» **What the task asks**
Both the line containing "Rebuild this chart" and the line containing "const series = [s1, s2, s3, s4, s5, s6];" are part of the range to copy, along with every line between them. Copy it exactly and leave out the pictures.

======== Task inputs

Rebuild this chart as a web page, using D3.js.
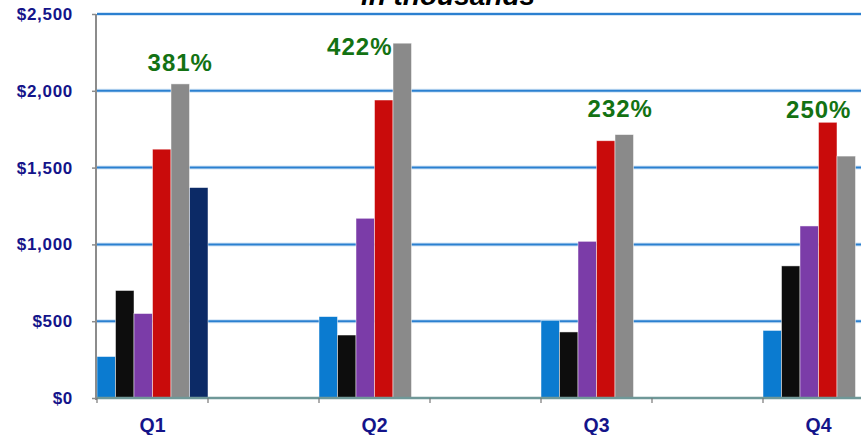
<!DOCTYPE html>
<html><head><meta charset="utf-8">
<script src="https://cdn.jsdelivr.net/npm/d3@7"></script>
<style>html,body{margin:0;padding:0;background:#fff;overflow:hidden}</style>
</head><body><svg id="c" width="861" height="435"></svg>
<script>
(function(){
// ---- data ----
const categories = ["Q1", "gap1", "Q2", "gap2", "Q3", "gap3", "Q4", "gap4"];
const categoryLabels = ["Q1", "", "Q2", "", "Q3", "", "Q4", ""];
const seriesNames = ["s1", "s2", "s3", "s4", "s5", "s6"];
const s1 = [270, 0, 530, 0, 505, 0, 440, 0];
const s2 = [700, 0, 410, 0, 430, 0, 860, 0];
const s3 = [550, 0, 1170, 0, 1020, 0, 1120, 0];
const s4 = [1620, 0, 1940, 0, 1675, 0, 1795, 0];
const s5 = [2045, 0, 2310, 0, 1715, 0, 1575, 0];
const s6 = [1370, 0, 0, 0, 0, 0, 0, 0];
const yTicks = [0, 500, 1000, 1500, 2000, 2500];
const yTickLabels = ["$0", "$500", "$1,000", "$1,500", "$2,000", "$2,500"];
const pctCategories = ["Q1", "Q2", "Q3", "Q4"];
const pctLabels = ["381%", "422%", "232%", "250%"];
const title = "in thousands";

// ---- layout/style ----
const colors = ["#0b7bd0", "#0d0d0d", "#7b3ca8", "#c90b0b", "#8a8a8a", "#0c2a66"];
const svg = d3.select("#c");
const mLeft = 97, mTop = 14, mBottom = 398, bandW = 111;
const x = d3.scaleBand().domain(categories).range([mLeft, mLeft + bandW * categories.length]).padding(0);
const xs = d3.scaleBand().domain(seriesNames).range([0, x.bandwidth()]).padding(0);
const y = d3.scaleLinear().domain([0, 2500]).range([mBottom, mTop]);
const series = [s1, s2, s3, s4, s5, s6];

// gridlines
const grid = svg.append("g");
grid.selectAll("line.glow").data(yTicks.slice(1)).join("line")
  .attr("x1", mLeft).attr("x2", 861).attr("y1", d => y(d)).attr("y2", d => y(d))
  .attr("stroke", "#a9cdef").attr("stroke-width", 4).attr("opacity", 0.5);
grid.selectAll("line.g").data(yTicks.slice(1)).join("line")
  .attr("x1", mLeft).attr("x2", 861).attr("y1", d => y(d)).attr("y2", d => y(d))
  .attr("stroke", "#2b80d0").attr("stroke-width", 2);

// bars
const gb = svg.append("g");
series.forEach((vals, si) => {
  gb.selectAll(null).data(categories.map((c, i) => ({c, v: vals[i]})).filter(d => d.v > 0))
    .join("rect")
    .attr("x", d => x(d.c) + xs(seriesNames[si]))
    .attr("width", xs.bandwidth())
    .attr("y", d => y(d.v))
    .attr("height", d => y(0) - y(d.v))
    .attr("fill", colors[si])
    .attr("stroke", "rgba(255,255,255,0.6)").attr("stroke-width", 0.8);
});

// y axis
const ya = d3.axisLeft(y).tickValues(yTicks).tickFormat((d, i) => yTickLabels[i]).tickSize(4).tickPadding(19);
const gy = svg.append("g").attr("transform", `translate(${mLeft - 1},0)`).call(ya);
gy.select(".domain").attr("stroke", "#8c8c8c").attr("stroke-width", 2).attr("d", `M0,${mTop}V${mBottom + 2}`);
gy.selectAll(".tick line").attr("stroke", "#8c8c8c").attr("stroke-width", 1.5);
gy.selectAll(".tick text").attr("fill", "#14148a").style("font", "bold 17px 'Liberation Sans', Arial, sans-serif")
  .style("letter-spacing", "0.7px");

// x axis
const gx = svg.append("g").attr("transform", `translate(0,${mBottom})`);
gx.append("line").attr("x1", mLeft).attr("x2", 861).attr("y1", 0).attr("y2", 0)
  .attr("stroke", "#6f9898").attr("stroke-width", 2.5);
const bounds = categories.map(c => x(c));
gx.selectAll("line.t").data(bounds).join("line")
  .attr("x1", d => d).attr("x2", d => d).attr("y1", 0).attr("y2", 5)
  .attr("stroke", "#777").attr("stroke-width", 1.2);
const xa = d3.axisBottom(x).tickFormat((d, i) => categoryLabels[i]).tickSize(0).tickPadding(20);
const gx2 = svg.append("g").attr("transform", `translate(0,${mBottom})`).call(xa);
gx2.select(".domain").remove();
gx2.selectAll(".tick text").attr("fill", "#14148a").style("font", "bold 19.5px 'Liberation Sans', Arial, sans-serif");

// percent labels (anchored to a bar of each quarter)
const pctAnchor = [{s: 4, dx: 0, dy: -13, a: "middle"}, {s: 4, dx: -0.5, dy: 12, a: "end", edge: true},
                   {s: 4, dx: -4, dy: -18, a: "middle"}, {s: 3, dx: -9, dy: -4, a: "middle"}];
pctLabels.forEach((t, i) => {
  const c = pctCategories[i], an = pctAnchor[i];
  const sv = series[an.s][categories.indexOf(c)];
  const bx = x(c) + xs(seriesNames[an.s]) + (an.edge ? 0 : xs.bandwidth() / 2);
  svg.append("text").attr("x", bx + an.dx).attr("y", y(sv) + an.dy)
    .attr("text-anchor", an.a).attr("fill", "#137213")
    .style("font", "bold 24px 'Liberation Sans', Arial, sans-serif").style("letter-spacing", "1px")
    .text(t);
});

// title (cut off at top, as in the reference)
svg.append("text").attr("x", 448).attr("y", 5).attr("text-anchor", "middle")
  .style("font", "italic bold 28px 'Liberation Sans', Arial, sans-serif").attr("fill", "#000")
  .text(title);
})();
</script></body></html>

================
======== Task inputs

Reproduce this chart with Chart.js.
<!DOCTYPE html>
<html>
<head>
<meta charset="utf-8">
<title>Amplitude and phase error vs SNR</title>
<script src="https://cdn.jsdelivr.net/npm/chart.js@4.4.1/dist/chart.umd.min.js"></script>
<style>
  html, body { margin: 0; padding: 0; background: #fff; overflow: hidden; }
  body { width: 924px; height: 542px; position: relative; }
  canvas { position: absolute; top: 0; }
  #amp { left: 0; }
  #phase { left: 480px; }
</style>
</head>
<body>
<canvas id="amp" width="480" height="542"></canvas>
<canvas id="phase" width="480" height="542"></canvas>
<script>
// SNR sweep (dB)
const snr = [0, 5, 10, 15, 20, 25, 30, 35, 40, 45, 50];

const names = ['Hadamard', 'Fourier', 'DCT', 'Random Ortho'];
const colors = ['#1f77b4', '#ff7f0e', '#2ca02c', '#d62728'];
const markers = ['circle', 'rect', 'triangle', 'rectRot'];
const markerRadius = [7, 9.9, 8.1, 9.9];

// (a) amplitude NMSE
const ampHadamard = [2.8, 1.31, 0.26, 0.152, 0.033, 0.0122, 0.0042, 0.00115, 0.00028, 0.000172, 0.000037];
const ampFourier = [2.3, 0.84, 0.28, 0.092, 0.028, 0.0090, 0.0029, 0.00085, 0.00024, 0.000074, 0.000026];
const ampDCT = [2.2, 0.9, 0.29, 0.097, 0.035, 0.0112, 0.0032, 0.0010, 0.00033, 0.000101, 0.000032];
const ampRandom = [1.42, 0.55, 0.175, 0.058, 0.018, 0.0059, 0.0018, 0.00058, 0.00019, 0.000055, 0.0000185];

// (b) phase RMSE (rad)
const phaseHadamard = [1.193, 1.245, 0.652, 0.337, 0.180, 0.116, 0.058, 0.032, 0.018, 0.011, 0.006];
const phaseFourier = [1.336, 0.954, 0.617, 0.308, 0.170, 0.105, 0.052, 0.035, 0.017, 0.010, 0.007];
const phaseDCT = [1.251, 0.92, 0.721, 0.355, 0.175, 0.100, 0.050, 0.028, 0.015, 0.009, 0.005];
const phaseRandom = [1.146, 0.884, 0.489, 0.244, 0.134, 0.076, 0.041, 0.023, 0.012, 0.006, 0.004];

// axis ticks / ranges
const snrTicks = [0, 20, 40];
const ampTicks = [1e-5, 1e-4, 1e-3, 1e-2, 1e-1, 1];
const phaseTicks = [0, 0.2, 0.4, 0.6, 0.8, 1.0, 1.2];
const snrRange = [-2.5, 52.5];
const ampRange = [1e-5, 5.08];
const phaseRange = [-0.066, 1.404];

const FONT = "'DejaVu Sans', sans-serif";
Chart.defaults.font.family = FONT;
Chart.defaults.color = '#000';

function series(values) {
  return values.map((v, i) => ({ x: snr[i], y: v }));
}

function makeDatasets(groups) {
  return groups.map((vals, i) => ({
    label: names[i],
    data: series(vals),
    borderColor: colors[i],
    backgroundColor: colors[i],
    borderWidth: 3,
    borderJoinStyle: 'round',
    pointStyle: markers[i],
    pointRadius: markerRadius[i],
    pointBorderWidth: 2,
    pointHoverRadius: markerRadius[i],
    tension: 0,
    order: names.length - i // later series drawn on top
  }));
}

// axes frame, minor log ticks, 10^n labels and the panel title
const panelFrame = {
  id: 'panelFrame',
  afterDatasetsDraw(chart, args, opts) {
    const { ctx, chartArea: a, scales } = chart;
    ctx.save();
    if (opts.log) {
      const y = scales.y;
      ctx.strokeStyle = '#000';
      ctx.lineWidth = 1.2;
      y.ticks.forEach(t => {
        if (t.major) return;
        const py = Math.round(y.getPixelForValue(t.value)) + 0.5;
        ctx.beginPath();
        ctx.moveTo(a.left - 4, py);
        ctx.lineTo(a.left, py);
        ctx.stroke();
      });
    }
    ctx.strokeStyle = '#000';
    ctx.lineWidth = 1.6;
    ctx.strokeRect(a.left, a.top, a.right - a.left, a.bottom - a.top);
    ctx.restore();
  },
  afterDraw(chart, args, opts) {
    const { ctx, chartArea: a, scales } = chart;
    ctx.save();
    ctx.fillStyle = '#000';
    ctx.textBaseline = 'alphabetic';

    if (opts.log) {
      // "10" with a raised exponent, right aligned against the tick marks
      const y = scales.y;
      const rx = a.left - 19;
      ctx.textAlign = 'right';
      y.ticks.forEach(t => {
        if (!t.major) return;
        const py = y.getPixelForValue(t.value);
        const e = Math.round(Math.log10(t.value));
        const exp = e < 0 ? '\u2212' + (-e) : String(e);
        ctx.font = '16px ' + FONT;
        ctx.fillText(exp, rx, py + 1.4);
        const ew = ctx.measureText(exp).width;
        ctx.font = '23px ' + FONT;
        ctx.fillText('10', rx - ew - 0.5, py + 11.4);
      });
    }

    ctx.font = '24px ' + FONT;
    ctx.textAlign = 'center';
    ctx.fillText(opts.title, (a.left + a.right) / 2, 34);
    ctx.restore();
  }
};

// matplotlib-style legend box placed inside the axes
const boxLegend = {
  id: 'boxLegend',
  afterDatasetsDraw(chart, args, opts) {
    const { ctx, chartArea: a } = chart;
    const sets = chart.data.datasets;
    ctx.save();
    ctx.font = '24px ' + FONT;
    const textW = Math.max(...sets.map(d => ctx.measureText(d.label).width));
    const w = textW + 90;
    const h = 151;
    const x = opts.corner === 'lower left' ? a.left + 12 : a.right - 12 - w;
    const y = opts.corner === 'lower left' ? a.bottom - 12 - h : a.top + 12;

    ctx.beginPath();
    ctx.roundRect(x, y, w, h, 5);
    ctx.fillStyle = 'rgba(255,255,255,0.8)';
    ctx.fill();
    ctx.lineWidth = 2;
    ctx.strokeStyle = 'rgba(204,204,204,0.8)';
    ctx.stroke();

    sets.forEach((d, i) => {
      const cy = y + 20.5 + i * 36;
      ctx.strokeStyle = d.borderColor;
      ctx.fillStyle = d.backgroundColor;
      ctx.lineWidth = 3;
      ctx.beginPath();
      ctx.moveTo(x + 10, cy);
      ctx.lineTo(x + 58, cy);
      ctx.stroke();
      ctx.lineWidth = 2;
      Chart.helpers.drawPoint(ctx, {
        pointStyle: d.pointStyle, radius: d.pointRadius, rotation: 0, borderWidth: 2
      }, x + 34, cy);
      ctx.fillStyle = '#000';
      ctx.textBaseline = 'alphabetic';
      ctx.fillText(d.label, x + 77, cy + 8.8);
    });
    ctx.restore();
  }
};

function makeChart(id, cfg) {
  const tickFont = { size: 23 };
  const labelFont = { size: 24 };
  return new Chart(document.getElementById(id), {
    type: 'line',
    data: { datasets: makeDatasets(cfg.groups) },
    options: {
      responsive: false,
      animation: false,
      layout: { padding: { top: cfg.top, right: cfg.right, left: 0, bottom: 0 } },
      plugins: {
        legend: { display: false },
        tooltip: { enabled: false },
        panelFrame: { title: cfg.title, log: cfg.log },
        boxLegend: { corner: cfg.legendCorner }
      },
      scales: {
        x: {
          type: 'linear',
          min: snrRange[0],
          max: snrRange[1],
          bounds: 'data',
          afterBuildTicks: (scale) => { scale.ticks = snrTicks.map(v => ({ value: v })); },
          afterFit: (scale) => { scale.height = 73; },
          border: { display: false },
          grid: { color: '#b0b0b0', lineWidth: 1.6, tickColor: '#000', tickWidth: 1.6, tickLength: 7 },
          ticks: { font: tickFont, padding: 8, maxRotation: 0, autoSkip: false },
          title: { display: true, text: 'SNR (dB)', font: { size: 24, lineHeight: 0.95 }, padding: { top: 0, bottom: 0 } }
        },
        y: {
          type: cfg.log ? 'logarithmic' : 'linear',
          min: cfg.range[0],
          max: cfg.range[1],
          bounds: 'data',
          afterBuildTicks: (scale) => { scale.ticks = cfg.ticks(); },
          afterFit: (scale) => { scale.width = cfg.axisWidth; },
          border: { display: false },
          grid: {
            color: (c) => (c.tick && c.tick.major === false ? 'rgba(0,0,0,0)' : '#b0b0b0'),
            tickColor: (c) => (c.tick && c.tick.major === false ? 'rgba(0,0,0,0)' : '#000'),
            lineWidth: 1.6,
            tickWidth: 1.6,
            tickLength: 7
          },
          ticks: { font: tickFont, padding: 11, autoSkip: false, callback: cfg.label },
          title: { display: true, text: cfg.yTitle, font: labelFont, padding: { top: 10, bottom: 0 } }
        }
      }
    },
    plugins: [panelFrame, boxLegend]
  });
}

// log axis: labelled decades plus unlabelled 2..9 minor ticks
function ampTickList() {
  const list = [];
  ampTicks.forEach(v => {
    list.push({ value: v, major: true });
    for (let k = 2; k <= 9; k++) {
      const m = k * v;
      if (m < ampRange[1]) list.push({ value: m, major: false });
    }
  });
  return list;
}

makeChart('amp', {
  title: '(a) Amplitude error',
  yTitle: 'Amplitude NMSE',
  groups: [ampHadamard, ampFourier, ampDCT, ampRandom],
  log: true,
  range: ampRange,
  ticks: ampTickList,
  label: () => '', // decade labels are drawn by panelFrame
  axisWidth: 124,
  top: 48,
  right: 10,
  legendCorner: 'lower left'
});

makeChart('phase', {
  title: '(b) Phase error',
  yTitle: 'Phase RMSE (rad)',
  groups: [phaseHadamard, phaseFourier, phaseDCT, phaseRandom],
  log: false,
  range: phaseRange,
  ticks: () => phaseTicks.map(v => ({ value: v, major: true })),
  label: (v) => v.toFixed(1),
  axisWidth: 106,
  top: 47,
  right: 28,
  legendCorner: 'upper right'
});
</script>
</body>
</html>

================

» **Answer to this exercise**
Rebuild this chart as a web page, using D3.js.
<!DOCTYPE html>
<html><head><meta charset="utf-8">
<script src="https://cdn.jsdelivr.net/npm/d3@7"></script>
<style>html,body{margin:0;padding:0;background:#fff;overflow:hidden}</style>
</head><body><svg id="c" width="861" height="435"></svg>
<script>
(function(){
// ---- data ----
const categories = ["Q1", "gap1", "Q2", "gap2", "Q3", "gap3", "Q4", "gap4"];
const categoryLabels = ["Q1", "", "Q2", "", "Q3", "", "Q4", ""];
const seriesNames = ["s1", "s2", "s3", "s4", "s5", "s6"];
const s1 = [270, 0, 530, 0, 505, 0, 440, 0];
const s2 = [700, 0, 410, 0, 430, 0, 860, 0];
const s3 = [550, 0, 1170, 0, 1020, 0, 1120, 0];
const s4 = [1620, 0, 1940, 0, 1675, 0, 1795, 0];
const s5 = [2045, 0, 2310, 0, 1715, 0, 1575, 0];
const s6 = [1370, 0, 0, 0, 0, 0, 0, 0];
const yTicks = [0, 500, 1000, 1500, 2000, 2500];
const yTickLabels = ["$0", "$500", "$1,000", "$1,500", "$2,000", "$2,500"];
const pctCategories = ["Q1", "Q2", "Q3", "Q4"];
const pctLabels = ["381%", "422%", "232%", "250%"];
const title = "in thousands";

// ---- layout/style ----
const colors = ["#0b7bd0", "#0d0d0d", "#7b3ca8", "#c90b0b", "#8a8a8a", "#0c2a66"];
const svg = d3.select("#c");
const mLeft = 97, mTop = 14, mBottom = 398, bandW = 111;
const x = d3.scaleBand().domain(categories).range([mLeft, mLeft + bandW * categories.length]).padding(0);
const xs = d3.scaleBand().domain(seriesNames).range([0, x.bandwidth()]).padding(0);
const y = d3.scaleLinear().domain([0, 2500]).range([mBottom, mTop]);
const series = [s1, s2, s3, s4, s5, s6];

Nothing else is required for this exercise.